帰宅難民が出たことについては、「主催者が注意すればいいことですので、要望などを申し上げることはありません」と話した。
新山口駅などを管轄する山口県警の山口南署は同日、取材に対し、閉演後に、事前予約販売された会場隣接の駐車場から一般車が一斉に出たため、シャトルバスが渋滞にはまって新山口駅に到着するのが遅れたと答えた。事故渋滞だったとの情報がX上で出回っていたが、同署は、その事実を否定し、自然渋滞だったとの見方を示した。
帰宅難民のトラブルは聞いておらず、住民などからの苦情も把握していないという。計画に無理があったのかについては、「主催者は、色々と対策を考えられていたようですし、こちらからコメントする立場にはありません」と述べた。
シャトルバスの利用について、主催者も、事前にファンに注意は呼びかけていた。イベントの公式サイトでは、「公演終了後のシャトルバス乗車には混雑により、最後のお客様が乗車されるまで3時間程度の時間を要することが予想されます」「新幹線等の希望される時間の交通機関に間に合わない可能性がありますので予めご了承ください」と書かれてある。
それでは、会場に隣接した駐車場の運営に問題はなかったのだろうか。
主催者「今後はないようにチェック体制を徹底」
イベントを主催したユニバーサルミュージック合同会社(東京都渋谷区)の広報担当者は5月23日、取材に対し、「状況を確認しており、細かいことについては分かりません。結果的に、お客様が終電に乗れず、ご迷惑をかけたのは事実です。
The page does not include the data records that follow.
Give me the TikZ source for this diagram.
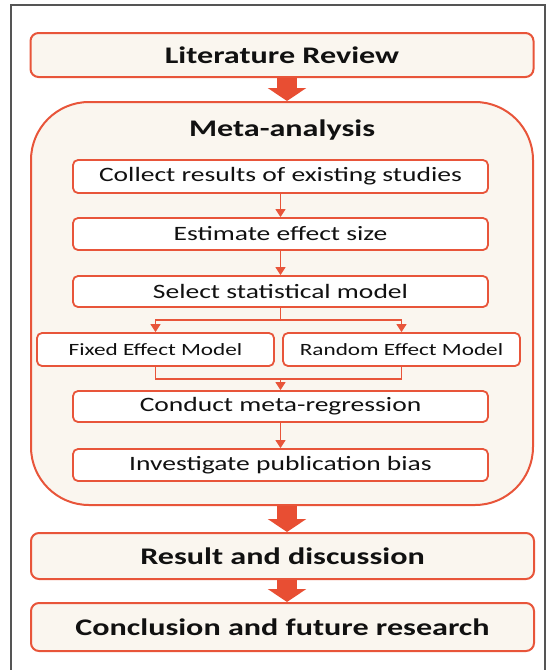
\documentclass[tikz,border=0pt]{standalone}
\usepackage{fontspec}
\setmainfont[FakeStretch=1.35]{Carlito}
\usetikzlibrary{arrows.meta}
\definecolor{edge}{HTML}{E8553A}
\definecolor{bigarr}{HTML}{E84E33}
\definecolor{cream}{HTML}{FAF6EF}
\definecolor{ink}{HTML}{111111}
\definecolor{frame}{HTML}{555555}
\tikzset{
  mainbox/.style={draw=edge, fill=cream, line width=2pt, rounded corners=8pt,
    minimum width=503pt, inner sep=0pt, text=ink,
    font=\fontsize{23.8}{28}\selectfont\bfseries},
  stepbox/.style={draw=edge, fill=white, line width=1.8pt, rounded corners=5pt,
    minimum width=415pt, minimum height=32pt, inner sep=0pt, text=ink,
    font=\fontsize{20.4}{24}\selectfont},
  modelbox/.style={draw=edge, fill=white, line width=1.8pt, rounded corners=5pt,
    minimum width=237pt, minimum height=33pt, inner sep=0pt, text=ink,
    font=\fontsize{17.2}{20}\selectfont},
  thinarr/.style={draw=edge, line width=1.2pt, -{Triangle[width=10pt,length=8pt]}},
  thinline/.style={draw=edge, line width=1.2pt},
  bigarrow/.style={draw=bigarr, line width=20pt, -{Triangle[width=38pt,length=13pt]}}
}
\begin{document}
\begin{tikzpicture}[x=1pt,y=-1pt]
\useasboundingbox (0,0) rectangle (549,670);
\draw[frame, line width=1.2pt] (11,672) -- (11,5) -- (545,5) -- (545,672);

\node[mainbox, minimum height=44pt] (lit) at (282,55) {Literature Review};
\node[draw=edge, fill=cream, line width=2pt, rounded corners=58pt,
      minimum width=502pt, minimum height=403pt, inner sep=0pt] (meta) at (282,303.5) {};
\node[text=ink, font=\fontsize{23.8}{28}\selectfont\bfseries] (metat) at (282,130) {Meta-analysis};

\node[stepbox, minimum height=33pt] (collect) at (280.5,176.5) {Collect results of existing studies};
\node[stepbox] (estimate) at (280.5,234) {Estimate effect size};
\node[stepbox, minimum height=31pt] (select) at (280.5,291.5) {Select statistical model};
\node[modelbox] (fixed) at (155.5,349.5) {Fixed Effect Model};
\node[modelbox] (random) at (401.5,349.5) {Random Effect Model};
\node[stepbox, minimum height=31pt] (conduct) at (280.5,406.5) {Conduct meta-regression};
\node[stepbox] (invest) at (280.5,465) {Investigate publication bias};

\node[mainbox, minimum height=46pt] (result) at (282.5,556) {Result and discussion};
\node[mainbox, minimum height=48pt] (concl) at (282.5,627) {Conclusion and future research};

\coordinate (sp) at (280.5,320);
\coordinate (mg) at (280.5,379);

\draw[thinarr] (collect.south) -- (estimate.north);
\draw[thinarr] (estimate.south) -- (select.north);
\draw[thinline] (select.south) -- (sp);
\draw[thinarr] (sp) -| (fixed.north);
\draw[thinarr] (sp) -| (random.north);
\draw[thinline] (fixed.south) |- (mg) -| (random.south);
\draw[thinarr] (mg) -- (conduct.north);
\draw[thinarr] (conduct.south) -- (invest.north);

\draw[bigarrow] (lit.south -| 287,0) -- (meta.north -| 287,0);
\draw[bigarrow] (meta.south -| 287,0) -- (result.north -| 287,0);
\draw[bigarrow] (result.south -| 287,0) -- (concl.north -| 287,0);
\end{tikzpicture}
\end{document}
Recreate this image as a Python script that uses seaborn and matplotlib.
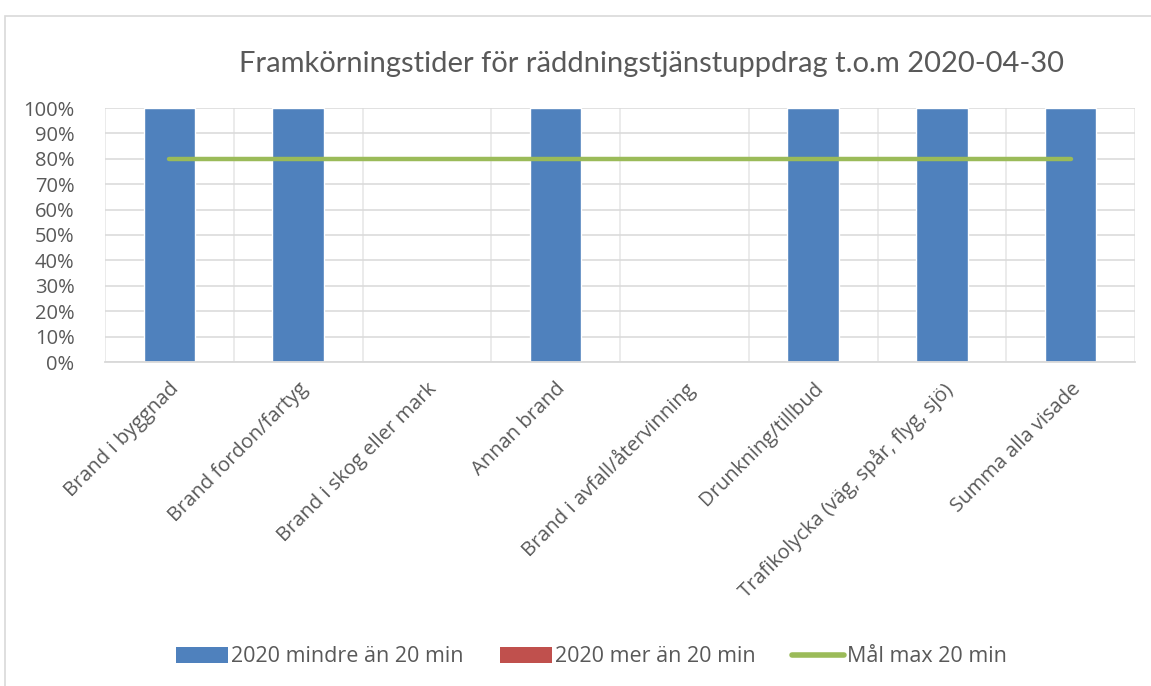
import matplotlib
matplotlib.use('Agg')
import matplotlib.pyplot as plt
import seaborn as sns
import numpy as np
import pandas as pd
from matplotlib.patches import Patch, Rectangle
from matplotlib.lines import Line2D
from matplotlib.ticker import PercentFormatter

# Data
categories = ['Brand i byggnad', 'Brand fordon/fartyg', 'Brand i skog eller mark',
              'Annan brand', 'Brand i avfall/återvinning', 'Drunkning/tillbud',
              'Trafikolycka (väg, spår, flyg, sjö)', 'Summa alla visade']
under_20 = [1.0, 1.0, 0.0, 1.0, 0.0, 1.0, 1.0, 1.0]
over_20 = [0.0, 0.0, 0.0, 0.0, 0.0, 0.0, 0.0, 0.0]
target = [0.8, 0.8, 0.8, 0.8, 0.8, 0.8, 0.8, 0.8]
series_names = ['2020 mindre än 20 min', '2020 mer än 20 min', 'Mål max 20 min']

blue = '#4F81BD'
red = '#C0504D'
green = '#9BBB59'
text_col = '#595959'

sns.set_theme(style='white')
plt.rcParams['font.family'] = ['Open Sans', 'DejaVu Sans']

fig = plt.figure(figsize=(11.51, 6.86), dpi=100)
ax = fig.add_axes([105 / 1151, 1 - 362 / 686, 1030 / 1151, 254 / 686])

# outer chart border
fig.patches.append(Rectangle((5 / 1151, -0.01), 1.0, 1 - 16 / 686 + 0.01,
                             transform=fig.transFigure, fill=False,
                             edgecolor='#D9D9D9', linewidth=1.2, zorder=0))

df = pd.DataFrame({'cat': categories, 'under': under_20, 'over': over_20, 'target': target})

sns.barplot(data=df, x='cat', y='under', color=blue, width=0.40, saturation=1,
            ax=ax, zorder=2)
sns.barplot(data=df, x='cat', y='over', color=red, width=0.40, saturation=1,
            ax=ax, zorder=2)
sns.lineplot(x=np.arange(len(categories)), y=df['target'], color=green,
             linewidth=3.2, solid_capstyle='round', ax=ax, zorder=3)

ax.set_xlim(-0.5, len(categories) - 0.5)
ax.set_ylim(0, 1)
ax.set_yticks(np.arange(0, 1.01, 0.1))
ax.yaxis.set_major_formatter(PercentFormatter(1.0, decimals=0))
ax.set_xlabel('')
ax.set_ylabel('')

# gridlines
ax.set_xticks(np.arange(-0.5, len(categories), 1.0), minor=True)
ax.grid(True, axis='y', which='major', color='#D9D9D9', linewidth=1.1, zorder=0)
ax.grid(True, axis='x', which='minor', color='#E6E6E6', linewidth=1.1, zorder=0)
ax.grid(False, axis='x', which='major')
ax.set_axisbelow(True)

for s in ['top', 'right', 'left']:
    ax.spines[s].set_visible(False)
ax.spines['bottom'].set_color('#D9D9D9')
ax.spines['bottom'].set_linewidth(1.3)

ax.tick_params(axis='both', which='both', length=0)
ax.tick_params(axis='y', labelsize=14.5, labelcolor=text_col, pad=22)
ax.set_xticks(np.arange(len(categories)))
ax.set_xticklabels(categories, rotation=45, ha='right', rotation_mode='anchor',
                   fontsize=14.5, color=text_col)
ax.tick_params(axis='x', pad=12)

fig.text(0.566, 1 - 64 / 686, 'Framkörningstider för räddningstjänstuppdrag t.o.m 2020-04-30',
         ha='center', va='center', fontsize=21, color=text_col, family=['Lato', 'DejaVu Sans'])

handles = [Patch(facecolor=blue, edgecolor='none'),
           Patch(facecolor=red, edgecolor='none'),
           Line2D([0], [0], color=green, linewidth=4, solid_capstyle='round')]
fig.legend(handles, series_names, loc='center', bbox_to_anchor=(0.514, 1 - 657 / 686),
           ncol=3, frameon=False, fontsize=15.5, labelcolor=text_col,
           handlelength=2.4, handleheight=0.8, handletextpad=0.15, columnspacing=1.7)

fig.savefig('out.png', dpi=100)
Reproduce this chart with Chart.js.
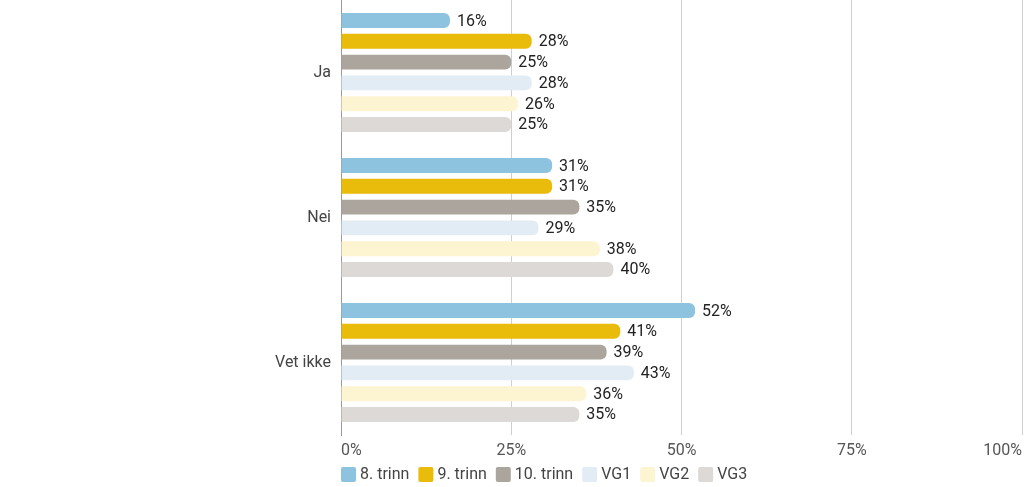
<!DOCTYPE html>
<html lang="no">
<head>
  <meta charset="UTF-8">
  <title>Chart</title>
  <script src="https://cdn.jsdelivr.net/npm/chart.js"></script>
  <style>
    html, body { margin: 0; padding: 0; background: #fff; }
    .wrap { width: 1024px; height: 487px; }
  </style>
</head>
<body>
<div class="wrap"><canvas id="chart"></canvas></div>
<script>
  const categories = ['Ja', 'Nei', 'Vet ikke'];
  const seriesNames = ['8. trinn', '9. trinn', '10. trinn', 'VG1', 'VG2', 'VG3'];
  const trinn8 = [16, 31, 52];
  const trinn9 = [28, 31, 41];
  const trinn10 = [25, 35, 39];
  const vg1 = [28, 29, 43];
  const vg2 = [26, 38, 36];
  const vg3 = [25, 40, 35];
  const xTicks = [0, 25, 50, 75, 100];

  const colors = ['#8ec3e0', '#e9bb0b', '#aca59d', '#e2ecf5', '#fdf4d2', '#ddd9d6'];
  const values = [trinn8, trinn9, trinn10, vg1, vg2, vg3];

  // value labels at the end of each bar
  const barLabels = {
    id: 'barLabels',
    afterDatasetsDraw(chart) {
      const ctx = chart.ctx;
      ctx.save();
      ctx.font = '16px Roboto';
      ctx.fillStyle = '#222';
      ctx.textBaseline = 'middle';
      ctx.textAlign = 'left';
      chart.data.datasets.forEach((ds, i) => {
        chart.getDatasetMeta(i).data.forEach((bar, j) => {
          ctx.fillText(ds.data[j] + '%', bar.x + 7, bar.y + 1);
        });
      });
      ctx.restore();
    }
  };

  // legend under the axis, starting at the plot's left edge
  const bottomLegend = {
    id: 'bottomLegend',
    afterDraw(chart) {
      const ctx = chart.ctx;
      let x = chart.chartArea.left;
      const y = 467;
      ctx.save();
      ctx.font = '16px Roboto';
      ctx.textBaseline = 'middle';
      ctx.textAlign = 'left';
      chart.data.datasets.forEach((ds) => {
        ctx.fillStyle = ds.backgroundColor;
        ctx.beginPath();
        ctx.roundRect(x, y, 15, 15, 2);
        ctx.fill();
        ctx.fillStyle = '#444';
        ctx.fillText(ds.label, x + 19, y + 8);
        x += 19 + ctx.measureText(ds.label).width + 9;
      });
      ctx.restore();
    }
  };

  new Chart(document.getElementById('chart'), {
    type: 'bar',
    data: {
      labels: categories,
      datasets: seriesNames.map((name, i) => ({
        label: name,
        data: values[i],
        backgroundColor: colors[i],
        borderRadius: { topRight: 6, bottomRight: 6, topLeft: 0, bottomLeft: 0 },
        borderSkipped: false,
        categoryPercentage: 0.86,
        barPercentage: 0.72
      }))
    },
    options: {
      indexAxis: 'y',
      responsive: true,
      maintainAspectRatio: false,
      animation: false,
      layout: { padding: { top: 0, right: 2, bottom: 28, left: 0 } },
      plugins: {
        legend: { display: false },
        tooltip: { enabled: false }
      },
      scales: {
        x: {
          min: 0,
          max: 100,
          afterBuildTicks: (s) => { s.ticks = xTicks.map(v => ({ value: v })); },
          afterFit: (s) => { s.paddingLeft = 0; s.paddingRight = 0; s.height = 24; },
          ticks: {
            align: 'inner',
            font: { family: 'Roboto', size: 16 },
            color: '#555',
            padding: 6,
            callback: (v) => v + '%'
          },
          grid: { color: '#cfcfcf', tickLength: 0 },
          border: { display: false }
        },
        y: {
          afterFit: (s) => { s.width = 341; s.paddingTop = 0; s.paddingBottom = 0; },
          ticks: {
            font: { family: 'Roboto', size: 16 },
            color: '#444',
            padding: 2
          },
          grid: { display: false },
          border: { display: true, color: '#999' }
        }
      }
    },
    plugins: [barLabels, bottomLegend]
  });
</script>
</body>
</html>
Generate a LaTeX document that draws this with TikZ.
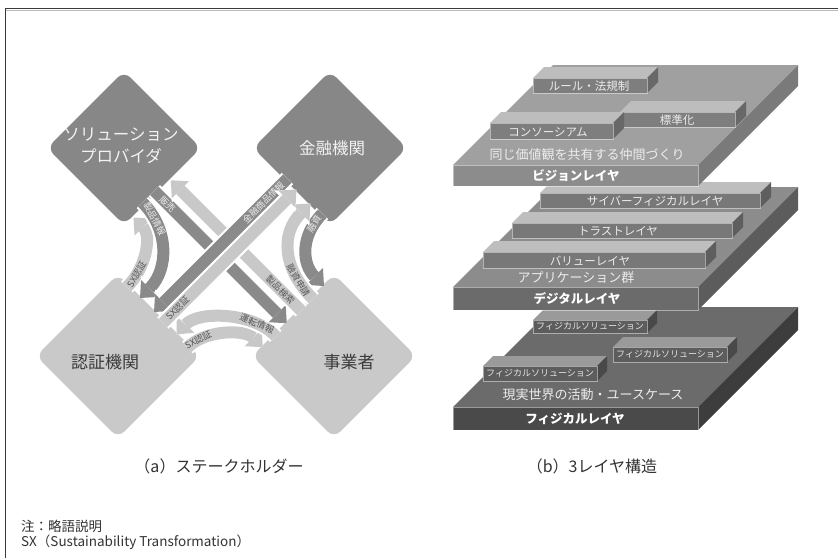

なぜこういう形になったか原因などを確認したうえで、今後はないようにチェック体制を徹底します」と話した。
同社は同日、イベントに関する報告とお詫びのプレスリリースを公式サイトで出した。
そこでは、今回のことについて、「本公演は予定通り20:30に終了し、お客様の送迎を開始いたしましたが、交通の渋滞や混雑などが生じたことにより、新幹線の終電に間に合わなかった多くのお客様が駅構内で始発の時間までお待ちいただくこととなりました」と説明した。そして、「事前にホームページ等で現地の交通事情についてご案内しておりましたが、お客様の帰宅が困難となり、ご迷惑おかけいたしましたことを重ねて深くお詫び申し上げます」と謝罪した。
また、「JR新山口駅に留まることになったお客様に毛布・飲み物を配布するなどの対応をして頂いたJR西日本様にお詫び申し上げるとともに、ご厚意に深く感謝致します」とも述べ、「今後のイベント開催につきましては、改めて事前のリスクチェックを徹底の上、お客様に最後まで安全かつ快適にお過ごし頂けるよう努めてまいります」と締め括っている。